I have noticed lately that bees are attracted to my rabbit hutch and are on the bedding where the rabbits urine is absorbed. They also gather on places where my goats urinate. Any idea what they are getting and what do they use it for? Very curious.


----------



## Bee Bliss (Jun 9, 2010)

I heard it said that butterflies will collect on areas where urine from animals is. I believe they are collecting minerals, etc. if I remember correctly. Probably the same for bees. I know our bees like wet potting soil/compost.


----------



## Sid from Texas (Jan 24, 2011)

I have not seen this phenomenon, we have rabbits and goats among other species. The previous writer may be correct.
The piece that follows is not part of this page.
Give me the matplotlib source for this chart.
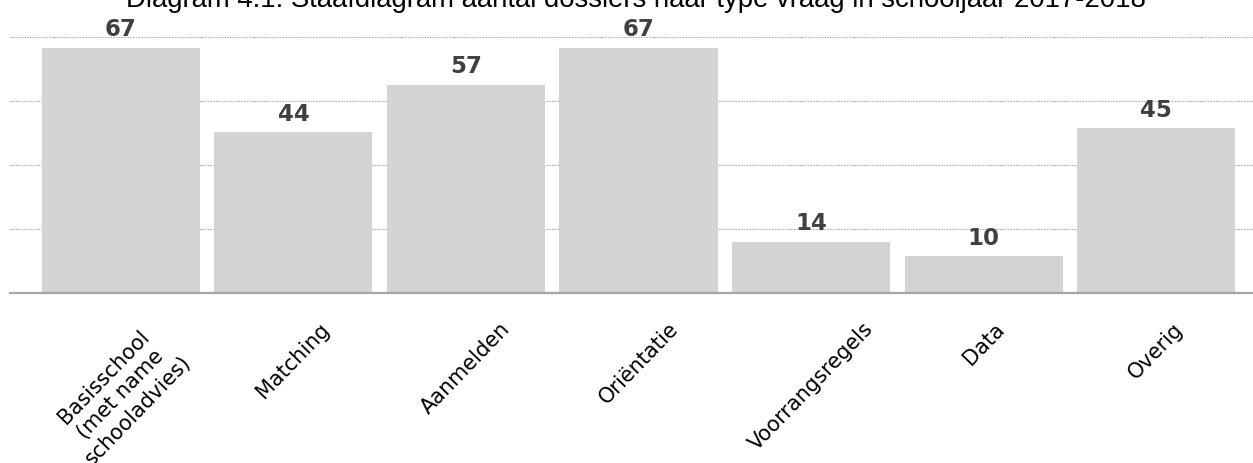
import matplotlib.pyplot as plt
from matplotlib.ticker import FixedLocator

categories = ['Basisschool\n(met name\nschooladvies)', 'Matching', 'Aanmelden',
              'Oriëntatie', 'Voorrangsregels', 'Data', 'Overig']
counts = [67, 44, 57, 67, 14, 10, 45]
grid_levels = [17.5, 35, 52.5, 70]

title = 'Diagram 4.1: Staafdiagram aantal dossiers naar type vraag in schooljaar 2017-2018'

fig = plt.figure(figsize=(12.53, 4.64), dpi=100)
ax = fig.add_axes([10 / 1253, 1 - 294 / 464, 1 - 10 / 1253, (294 - 38) / 464])

x = range(len(categories))
bars = ax.bar(x, counts, width=0.916, color='#d4d4d4', zorder=2)

# value above each bar
for b, v in zip(bars, counts):
    ax.annotate(str(v), (b.get_x() + b.get_width() / 2, v),
                xytext=(0, 9), textcoords='offset points',
                ha='center', va='baseline', fontsize=16.5, fontweight='bold',
                color='#404040')

ax.set_xlim(-0.643, 6.562)
ax.set_ylim(0, 70)
ax.yaxis.set_major_locator(FixedLocator(grid_levels))
ax.set_yticklabels([])
ax.tick_params(axis='y', length=0)
ax.grid(axis='y', color='#b0b0b0', linewidth=0.8, linestyle=(0, (1.5, 1)), zorder=0)
ax.set_axisbelow(True)

ax.set_xticks(list(x))
ax.set_xticklabels(categories, rotation=46, ha='center', va='top',
                   fontsize=15, linespacing=1.25)
ax.tick_params(axis='x', length=0, pad=18)

for s in ['top', 'left', 'right']:
    ax.spines[s].set_visible(False)
ax.spines['bottom'].set_color('#a6a6a6')
ax.spines['bottom'].set_linewidth(1.6)

fig.text(636 / 1253, 1 - 7 / 464, title, ha='center', va='baseline',
         fontsize=19.8, family='Liberation Sans')

fig.savefig('out.png', dpi=100)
Here is an old thread

http://www.beesource.com/forums/archive/index.php/t-197399.html


----------



## tedlemay (Oct 3, 2011)

i have always assumed they were collecting minerials.


----------



## gone2seed (Sep 18, 2011)

Salt


----------



## tenponta (Nov 8, 2011)

My bees are also attracted to my dog's pee.


----------



## Sid from Texas (Jan 24, 2011)

I wondered about "SALT". I have blocks of salt out for the animals. The bees do not go to my goat's or rabbit's urine, but I do not see them on the salt blocks either. I also assumed the poster had salt blocks out for his livestock.


----------



## Michael Palmer (Dec 29, 2006)

We had an out-house for a couple years before we had indoor plumbing...walking water. You don't pee on an out-house...bees are attracted to the human variety, too.


----------



## jtow (Mar 30, 2011)

Bees are also attracted to the salt in blood. Always wondered if they would feed on salt and mineral blocks left out for cattle and deer?


----------



## kjbann (Jun 30, 2009)

jtow said:


> Bees are also attracted to the salt in blood. Always wondered if they would feed on salt and mineral blocks left out for cattle and deer?


I've noticed many times when I feed our steers shortly after daylight, that there are bees on the manure behind the barn. Don't know that there is any connection. Sometimes when I get a compliment on our honey, I say it's probably the cow manure. (Only when I know the customer well ). 
Ken


----------



## Sid from Texas (Jan 24, 2011)

We have not seen them go after the salt blocks, I will look.


----------



## mrnewberry (Feb 13, 2012)

In one of the Foxfire books it talks about beelining and one of the baits that it mentions is corn cobs soaked in urine...


----------



## SHAWHANBEEK (Feb 7, 2016)

My 94 year old grandfather from the mountains of west Virginia was telling me a story about how he and his dad would find wild hives by urinating on corn cobs and waiting for bees to land on them. They would track the bee as it left as far as they could. Once they lost site they would "pee" on another corn cob and track another bee and repeat the process until they found the hive.

I googled urinating on corn cob to attract bees and this post popped up..


----------



## TalonRedding (Jul 19, 2013)

mrnewberry said:


> In one of the Foxfire books it talks about beelining and one of the baits that it mentions is corn cobs soaked in urine...


I know folks who have used that bait successfully.


----------



## gone2seed (Sep 18, 2011)

Like all other livestock,bees need salt. I prefer to use mineral salt from the local feed store.


----------



## jcolon (Sep 12, 2014)

Don't eat the yellow honey!!! :lpf:


----------



## crofter (May 5, 2011)

I have a low area that gets some run off from road salting and it is often abuzz with bees that appear to be sucking up the moisture. I have read an article that indicated the bees like a dilute solution containing only a few percentage points of various salts. They also like the soil around the barn yard but never see them go directly to the salt blocks. Probably too concentrated does not turn their cranks! 

The right amount of salt is fairly crucial when a person is baking bread and likely the bees need to get it right for their bee bread too.


----------